Stated goal =
Give an exact copy of every line, leaving images out.

Collected material =
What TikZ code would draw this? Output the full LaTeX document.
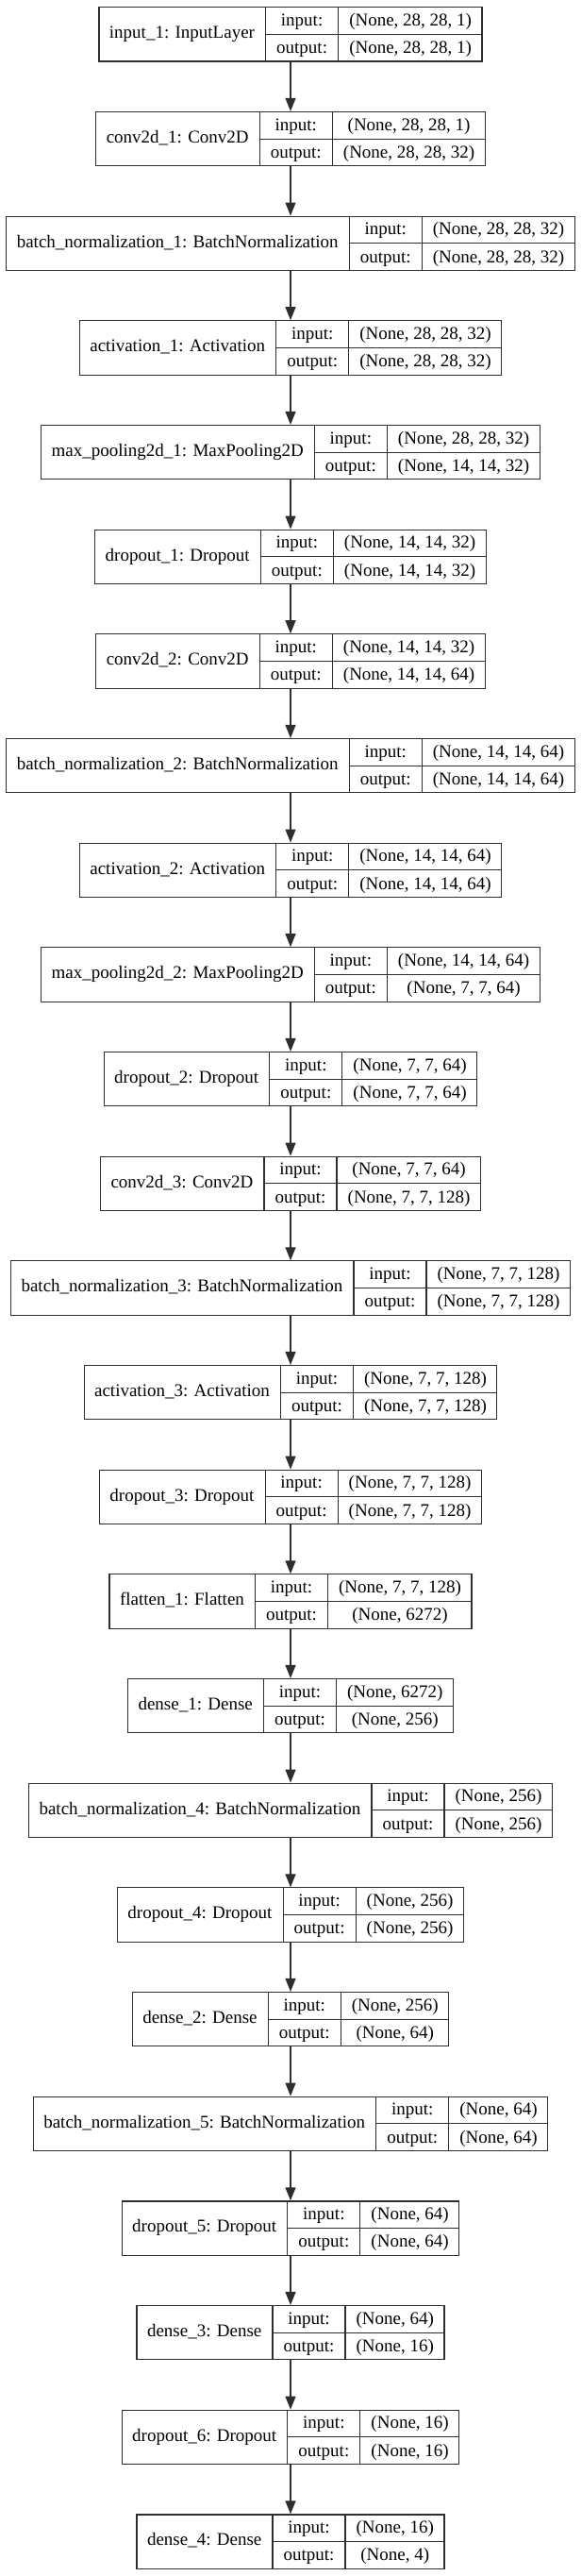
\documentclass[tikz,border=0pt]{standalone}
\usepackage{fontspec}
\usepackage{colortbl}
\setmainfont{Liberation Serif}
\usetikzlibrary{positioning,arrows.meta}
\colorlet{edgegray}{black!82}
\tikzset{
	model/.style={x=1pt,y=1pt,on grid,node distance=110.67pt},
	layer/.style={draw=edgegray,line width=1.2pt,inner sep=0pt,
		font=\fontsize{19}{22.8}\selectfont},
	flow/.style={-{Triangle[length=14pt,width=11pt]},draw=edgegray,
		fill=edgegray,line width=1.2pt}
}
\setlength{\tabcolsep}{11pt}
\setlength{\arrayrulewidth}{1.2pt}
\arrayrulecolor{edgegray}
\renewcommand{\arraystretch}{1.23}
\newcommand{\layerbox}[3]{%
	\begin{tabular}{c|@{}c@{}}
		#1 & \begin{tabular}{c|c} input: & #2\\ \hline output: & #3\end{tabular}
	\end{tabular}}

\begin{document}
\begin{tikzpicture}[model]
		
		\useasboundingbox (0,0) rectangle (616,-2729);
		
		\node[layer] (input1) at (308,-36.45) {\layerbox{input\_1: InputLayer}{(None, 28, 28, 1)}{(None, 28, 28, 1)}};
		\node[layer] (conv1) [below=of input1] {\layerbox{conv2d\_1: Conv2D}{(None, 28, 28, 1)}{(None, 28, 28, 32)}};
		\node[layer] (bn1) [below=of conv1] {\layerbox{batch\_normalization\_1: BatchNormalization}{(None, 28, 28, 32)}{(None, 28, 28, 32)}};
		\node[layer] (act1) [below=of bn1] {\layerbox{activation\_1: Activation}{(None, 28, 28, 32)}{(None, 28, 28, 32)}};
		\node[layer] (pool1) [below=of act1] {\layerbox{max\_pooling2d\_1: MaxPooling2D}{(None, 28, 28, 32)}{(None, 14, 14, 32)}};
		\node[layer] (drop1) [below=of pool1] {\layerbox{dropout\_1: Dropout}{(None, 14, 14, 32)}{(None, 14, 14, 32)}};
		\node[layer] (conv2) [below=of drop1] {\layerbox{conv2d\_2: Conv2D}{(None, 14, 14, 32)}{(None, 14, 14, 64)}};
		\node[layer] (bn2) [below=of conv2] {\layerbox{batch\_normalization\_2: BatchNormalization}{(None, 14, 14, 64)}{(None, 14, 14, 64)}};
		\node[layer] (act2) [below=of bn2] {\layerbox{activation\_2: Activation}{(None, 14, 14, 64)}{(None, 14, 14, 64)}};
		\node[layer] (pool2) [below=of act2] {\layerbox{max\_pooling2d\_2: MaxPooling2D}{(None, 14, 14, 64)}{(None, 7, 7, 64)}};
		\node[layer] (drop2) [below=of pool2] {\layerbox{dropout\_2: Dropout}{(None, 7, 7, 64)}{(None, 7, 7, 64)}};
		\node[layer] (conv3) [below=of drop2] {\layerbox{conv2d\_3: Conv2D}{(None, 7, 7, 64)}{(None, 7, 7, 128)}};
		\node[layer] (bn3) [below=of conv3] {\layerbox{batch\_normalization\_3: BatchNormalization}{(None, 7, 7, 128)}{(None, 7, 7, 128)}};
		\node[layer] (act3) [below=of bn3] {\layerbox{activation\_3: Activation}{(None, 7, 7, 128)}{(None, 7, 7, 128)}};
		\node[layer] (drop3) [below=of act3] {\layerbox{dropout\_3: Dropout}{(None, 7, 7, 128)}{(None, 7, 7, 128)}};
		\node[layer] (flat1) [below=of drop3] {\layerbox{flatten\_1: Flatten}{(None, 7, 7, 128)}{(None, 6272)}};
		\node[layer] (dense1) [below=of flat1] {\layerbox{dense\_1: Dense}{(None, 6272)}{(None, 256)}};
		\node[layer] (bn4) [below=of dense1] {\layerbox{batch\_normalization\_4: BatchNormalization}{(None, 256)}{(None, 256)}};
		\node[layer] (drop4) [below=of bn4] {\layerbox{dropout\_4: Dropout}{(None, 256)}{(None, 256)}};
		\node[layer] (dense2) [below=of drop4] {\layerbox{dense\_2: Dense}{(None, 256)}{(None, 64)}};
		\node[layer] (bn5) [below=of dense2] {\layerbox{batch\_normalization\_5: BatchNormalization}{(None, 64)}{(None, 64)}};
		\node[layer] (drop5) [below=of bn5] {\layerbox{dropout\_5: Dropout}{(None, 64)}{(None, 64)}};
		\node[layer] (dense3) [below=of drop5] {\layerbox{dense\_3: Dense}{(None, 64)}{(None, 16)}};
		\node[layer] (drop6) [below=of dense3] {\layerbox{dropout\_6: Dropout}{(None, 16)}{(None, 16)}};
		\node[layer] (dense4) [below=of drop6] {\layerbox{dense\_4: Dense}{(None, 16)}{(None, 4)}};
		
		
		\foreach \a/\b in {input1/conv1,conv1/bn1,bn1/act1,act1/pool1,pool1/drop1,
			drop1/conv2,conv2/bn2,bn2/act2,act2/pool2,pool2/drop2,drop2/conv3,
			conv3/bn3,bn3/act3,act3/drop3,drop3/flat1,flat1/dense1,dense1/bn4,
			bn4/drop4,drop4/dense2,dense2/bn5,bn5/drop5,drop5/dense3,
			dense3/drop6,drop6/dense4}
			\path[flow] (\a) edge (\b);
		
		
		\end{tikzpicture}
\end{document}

Task response =
What TikZ code would draw this? Output the full LaTeX document.
\documentclass[tikz,border=0pt]{standalone}
\usepackage{fontspec}
\usepackage{colortbl}
\setmainfont{Liberation Serif}
\usetikzlibrary{positioning,arrows.meta}
\colorlet{edgegray}{black!82}
\tikzset{
	model/.style={x=1pt,y=1pt,on grid,node distance=110.67pt},
	layer/.style={draw=edgegray,line width=1.2pt,inner sep=0pt,
		font=\fontsize{19}{22.8}\selectfont},
	flow/.style={-{Triangle[length=14pt,width=11pt]},draw=edgegray,
		fill=edgegray,line width=1.2pt}
}
\setlength{\tabcolsep}{11pt}
\setlength{\arrayrulewidth}{1.2pt}
\arrayrulecolor{edgegray}
\renewcommand{\arraystretch}{1.23}
\newcommand{\layerbox}[3]{%
	\begin{tabular}{c|@{}c@{}}
		#1 & \begin{tabular}{c|c} input: & #2\\ \hline output: & #3\end{tabular}
	\end{tabular}}

\begin{document}
\begin{tikzpicture}[model]
		
		\useasboundingbox (0,0) rectangle (616,-2729);
		
		\node[layer] (input1) at (308,-36.45) {\layerbox{input\_1: InputLayer}{(None, 28, 28, 1)}{(None, 28, 28, 1)}};
		\node[layer] (conv1) [below=of input1] {\layerbox{conv2d\_1: Conv2D}{(None, 28, 28, 1)}{(None, 28, 28, 32)}};
		\node[layer] (bn1) [below=of conv1] {\layerbox{batch\_normalization\_1: BatchNormalization}{(None, 28, 28, 32)}{(None, 28, 28, 32)}};
		\node[layer] (act1) [below=of bn1] {\layerbox{activation\_1: Activation}{(None, 28, 28, 32)}{(None, 28, 28, 32)}};
		\node[layer] (pool1) [below=of act1] {\layerbox{max\_pooling2d\_1: MaxPooling2D}{(None, 28, 28, 32)}{(None, 14, 14, 32)}};
		\node[layer] (drop1) [below=of pool1] {\layerbox{dropout\_1: Dropout}{(None, 14, 14, 32)}{(None, 14, 14, 32)}};
		\node[layer] (conv2) [below=of drop1] {\layerbox{conv2d\_2: Conv2D}{(None, 14, 14, 32)}{(None, 14, 14, 64)}};
		\node[layer] (bn2) [below=of conv2] {\layerbox{batch\_normalization\_2: BatchNormalization}{(None, 14, 14, 64)}{(None, 14, 14, 64)}};
		\node[layer] (act2) [below=of bn2] {\layerbox{activation\_2: Activation}{(None, 14, 14, 64)}{(None, 14, 14, 64)}};
		\node[layer] (pool2) [below=of act2] {\layerbox{max\_pooling2d\_2: MaxPooling2D}{(None, 14, 14, 64)}{(None, 7, 7, 64)}};
		\node[layer] (drop2) [below=of pool2] {\layerbox{dropout\_2: Dropout}{(None, 7, 7, 64)}{(None, 7, 7, 64)}};
		\node[layer] (conv3) [below=of drop2] {\layerbox{conv2d\_3: Conv2D}{(None, 7, 7, 64)}{(None, 7, 7, 128)}};
		\node[layer] (bn3) [below=of conv3] {\layerbox{batch\_normalization\_3: BatchNormalization}{(None, 7, 7, 128)}{(None, 7, 7, 128)}};
		\node[layer] (act3) [below=of bn3] {\layerbox{activation\_3: Activation}{(None, 7, 7, 128)}{(None, 7, 7, 128)}};
		\node[layer] (drop3) [below=of act3] {\layerbox{dropout\_3: Dropout}{(None, 7, 7, 128)}{(None, 7, 7, 128)}};
		\node[layer] (flat1) [below=of drop3] {\layerbox{flatten\_1: Flatten}{(None, 7, 7, 128)}{(None, 6272)}};
		\node[layer] (dense1) [below=of flat1] {\layerbox{dense\_1: Dense}{(None, 6272)}{(None, 256)}};
		\node[layer] (bn4) [below=of dense1] {\layerbox{batch\_normalization\_4: BatchNormalization}{(None, 256)}{(None, 256)}};
		\node[layer] (drop4) [below=of bn4] {\layerbox{dropout\_4: Dropout}{(None, 256)}{(None, 256)}};
		\node[layer] (dense2) [below=of drop4] {\layerbox{dense\_2: Dense}{(None, 256)}{(None, 64)}};
		\node[layer] (bn5) [below=of dense2] {\layerbox{batch\_normalization\_5: BatchNormalization}{(None, 64)}{(None, 64)}};
		\node[layer] (drop5) [below=of bn5] {\layerbox{dropout\_5: Dropout}{(None, 64)}{(None, 64)}};
		\node[layer] (dense3) [below=of drop5] {\layerbox{dense\_3: Dense}{(None, 64)}{(None, 16)}};
		\node[layer] (drop6) [below=of dense3] {\layerbox{dropout\_6: Dropout}{(None, 16)}{(None, 16)}};
		\node[layer] (dense4) [below=of drop6] {\layerbox{dense\_4: Dense}{(None, 16)}{(None, 4)}};
		
		
		\foreach \a/\b in {input1/conv1,conv1/bn1,bn1/act1,act1/pool1,pool1/drop1,
			drop1/conv2,conv2/bn2,bn2/act2,act2/pool2,pool2/drop2,drop2/conv3,
			conv3/bn3,bn3/act3,act3/drop3,drop3/flat1,flat1/dense1,dense1/bn4,
			bn4/drop4,drop4/dense2,dense2/bn5,bn5/drop5,drop5/dense3,
			dense3/drop6,drop6/dense4}
			\path[flow] (\a) edge (\b);
		
		
		\end{tikzpicture}
\end{document}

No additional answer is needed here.